- Stated task
Copy out the material below in full, but not its images.

- Information shown
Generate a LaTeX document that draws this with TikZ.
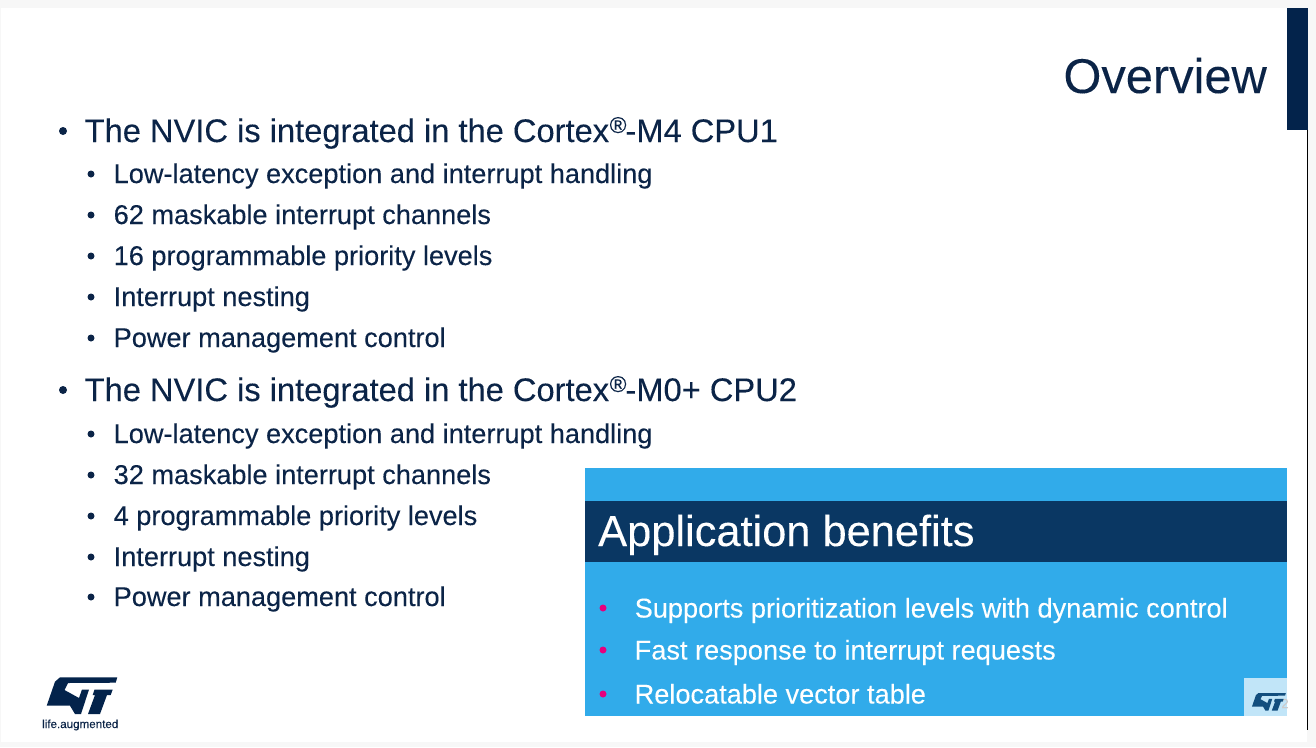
\documentclass[tikz,border=0pt]{standalone}
\usepackage{fontspec}
\setmainfont[FakeBold=0.12]{Liberation Sans}
\definecolor{stnavy}{HTML}{03234B}
\definecolor{stblue}{HTML}{31ABEA}
\definecolor{stband}{HTML}{0A3763}
\definecolor{stpink}{HTML}{E6007E}
\definecolor{stink}{HTML}{0B2447}
\newcommand{\stlogo}{
	(60,677.3) -- (117.3,677.3) -- (115.7,682.7) -- (68,683) -- (64.5,690) -- (79,698) -- (82,689.5) -- (89,689.5) -- (81,714) -- (75,714) -- (70,705.7) -- (46.7,705.7) -- (55,681.7) -- cycle
	(94.5,689.5) -- (112.7,689.5) -- (110.7,695) -- (107,695) -- (100,714) -- (88,714) -- (95,695) -- (92.7,695) -- cycle}
\tikzset{
	headitem/.style={anchor=base west,inner sep=0pt,text=stink,font=\fontsize{32.65}{36}\selectfont},
	subitem/.style={anchor=base west,inner sep=0pt,text=stink,font=\fontsize{27.15}{30}\selectfont},
	boxitem/.style={anchor=base west,inner sep=0pt,text=white,font=\fontsize{27.15}{30}\selectfont},
	headdot/.style={circle,fill=stink,inner sep=0pt,minimum size=8pt},
	subdot/.style={circle,fill=stink,inner sep=0pt,minimum size=7pt},
	boxdot/.style={circle,fill=stpink,inner sep=0pt,minimum size=7pt},
}
\begin{document}
\begin{tikzpicture}[x=1pt,y=-1pt]
	\useasboundingbox (0,0) rectangle (1316,747);
	\fill[black!3] (0,0) rectangle (1316,747);
	\fill[white] (1,8) rectangle (1307,742);
	\draw[black,line width=1pt] (1307.5,130) -- (1307.5,730);
	\fill[stnavy] (1287,8) rectangle (1308,130);
	\node[anchor=base east,inner sep=0pt,text=stink,font=\fontsize{48.8}{54}\selectfont] (title) at (1267,93) {Overview};
	% first list
	\node[headdot] (d1) at (63,131) {};
	\node[headitem] (h1) at (84.5,142) {The NVIC is integrated in the Cortex\kern1pt\textsuperscript{\kern-.5pt®\kern-1.5pt}-M4 CPU1};
	\foreach \y/\t in {184/Low-latency exception and interrupt handling,225/62 maskable interrupt channels,266/16 programmable priority levels,307/Interrupt nesting,348/Power management control}{
		\node[subdot] at (91,\y-10) {};
		\node[subitem] at (113.5,\y-1) {\t};
	}
	% second list
	\node[headdot] (d2) at (63,390) {};
	\node[headitem] (h2) at (84.5,401) {The NVIC is integrated in the Cortex\kern1pt\textsuperscript{\kern-.5pt®\kern-1.5pt}-M0+ CPU2};
	\foreach \y/\t in {444/Low-latency exception and interrupt handling,485/32 maskable interrupt channels,526/4 programmable priority levels,567/Interrupt nesting,607/Power management control}{
		\node[subdot] at (91,\y-10) {};
		\node[subitem] at (113.5,\y-1) {\t};
	}
	% benefits box
	\fill[stblue] (585,468) rectangle (1287,716);
	\fill[stband] (585,501) rectangle (1287,562);
	\node[anchor=base west,inner sep=0pt,text=white,font=\fontsize{43.4}{46}\selectfont] (apptitle) at (598,546) {Application benefits};
	\foreach \y/\t in {618/Supports prioritization levels with dynamic control,660/Fast response to interrupt requests,704/Relocatable vector table}{
		\node[boxdot] at (603,\y-10) {};
		\node[boxitem] at (634.5,\y-0.5) {\t};
	}
	% small logo
	\fill[white,opacity=.7] (1244,678) rectangle (1287,716);
	\node[anchor=base,inner sep=0pt,text=black!20,font=\fontsize{13}{14}\selectfont] (pageno) at (1285,708) {2};
	\begin{scope}[shift={(1229.5,368)},scale=.48]
		\fill[stband!80!stblue] \stlogo;
	\end{scope}
	% logo
	\fill[stnavy] \stlogo;
	\node[anchor=base west,inner sep=0pt,text=stink,font=\fontsize{11.6}{12}\selectfont] (tag) at (42,728) {life.augmented};
\end{tikzpicture}
\end{document}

- Response to this task
Generate a LaTeX document that draws this with TikZ.
\documentclass[tikz,border=0pt]{standalone}
\usepackage{fontspec}
\setmainfont[FakeBold=0.12]{Liberation Sans}
\definecolor{stnavy}{HTML}{03234B}
\definecolor{stblue}{HTML}{31ABEA}
\definecolor{stband}{HTML}{0A3763}
\definecolor{stpink}{HTML}{E6007E}
\definecolor{stink}{HTML}{0B2447}
\newcommand{\stlogo}{
	(60,677.3) -- (117.3,677.3) -- (115.7,682.7) -- (68,683) -- (64.5,690) -- (79,698) -- (82,689.5) -- (89,689.5) -- (81,714) -- (75,714) -- (70,705.7) -- (46.7,705.7) -- (55,681.7) -- cycle
	(94.5,689.5) -- (112.7,689.5) -- (110.7,695) -- (107,695) -- (100,714) -- (88,714) -- (95,695) -- (92.7,695) -- cycle}
\tikzset{
	headitem/.style={anchor=base west,inner sep=0pt,text=stink,font=\fontsize{32.65}{36}\selectfont},
	subitem/.style={anchor=base west,inner sep=0pt,text=stink,font=\fontsize{27.15}{30}\selectfont},
	boxitem/.style={anchor=base west,inner sep=0pt,text=white,font=\fontsize{27.15}{30}\selectfont},
	headdot/.style={circle,fill=stink,inner sep=0pt,minimum size=8pt},
	subdot/.style={circle,fill=stink,inner sep=0pt,minimum size=7pt},
	boxdot/.style={circle,fill=stpink,inner sep=0pt,minimum size=7pt},
}
\begin{document}
\begin{tikzpicture}[x=1pt,y=-1pt]
	\useasboundingbox (0,0) rectangle (1316,747);
	\fill[black!3] (0,0) rectangle (1316,747);
	\fill[white] (1,8) rectangle (1307,742);
	\draw[black,line width=1pt] (1307.5,130) -- (1307.5,730);
	\fill[stnavy] (1287,8) rectangle (1308,130);
	\node[anchor=base east,inner sep=0pt,text=stink,font=\fontsize{48.8}{54}\selectfont] (title) at (1267,93) {Overview};
	% first list
	\node[headdot] (d1) at (63,131) {};
	\node[headitem] (h1) at (84.5,142) {The NVIC is integrated in the Cortex\kern1pt\textsuperscript{\kern-.5pt®\kern-1.5pt}-M4 CPU1};
	\foreach \y/\t in {184/Low-latency exception and interrupt handling,225/62 maskable interrupt channels,266/16 programmable priority levels,307/Interrupt nesting,348/Power management control}{
		\node[subdot] at (91,\y-10) {};
		\node[subitem] at (113.5,\y-1) {\t};
	}
	% second list
	\node[headdot] (d2) at (63,390) {};
	\node[headitem] (h2) at (84.5,401) {The NVIC is integrated in the Cortex\kern1pt\textsuperscript{\kern-.5pt®\kern-1.5pt}-M0+ CPU2};
	\foreach \y/\t in {444/Low-latency exception and interrupt handling,485/32 maskable interrupt channels,526/4 programmable priority levels,567/Interrupt nesting,607/Power management control}{
		\node[subdot] at (91,\y-10) {};
		\node[subitem] at (113.5,\y-1) {\t};
	}
	% benefits box
	\fill[stblue] (585,468) rectangle (1287,716);
	\fill[stband] (585,501) rectangle (1287,562);
	\node[anchor=base west,inner sep=0pt,text=white,font=\fontsize{43.4}{46}\selectfont] (apptitle) at (598,546) {Application benefits};
	\foreach \y/\t in {618/Supports prioritization levels with dynamic control,660/Fast response to interrupt requests,704/Relocatable vector table}{
		\node[boxdot] at (603,\y-10) {};
		\node[boxitem] at (634.5,\y-0.5) {\t};
	}
	% small logo
	\fill[white,opacity=.7] (1244,678) rectangle (1287,716);
	\node[anchor=base,inner sep=0pt,text=black!20,font=\fontsize{13}{14}\selectfont] (pageno) at (1285,708) {2};
	\begin{scope}[shift={(1229.5,368)},scale=.48]
		\fill[stband!80!stblue] \stlogo;
	\end{scope}
	% logo
	\fill[stnavy] \stlogo;
	\node[anchor=base west,inner sep=0pt,text=stink,font=\fontsize{11.6}{12}\selectfont] (tag) at (42,728) {life.augmented};
\end{tikzpicture}
\end{document}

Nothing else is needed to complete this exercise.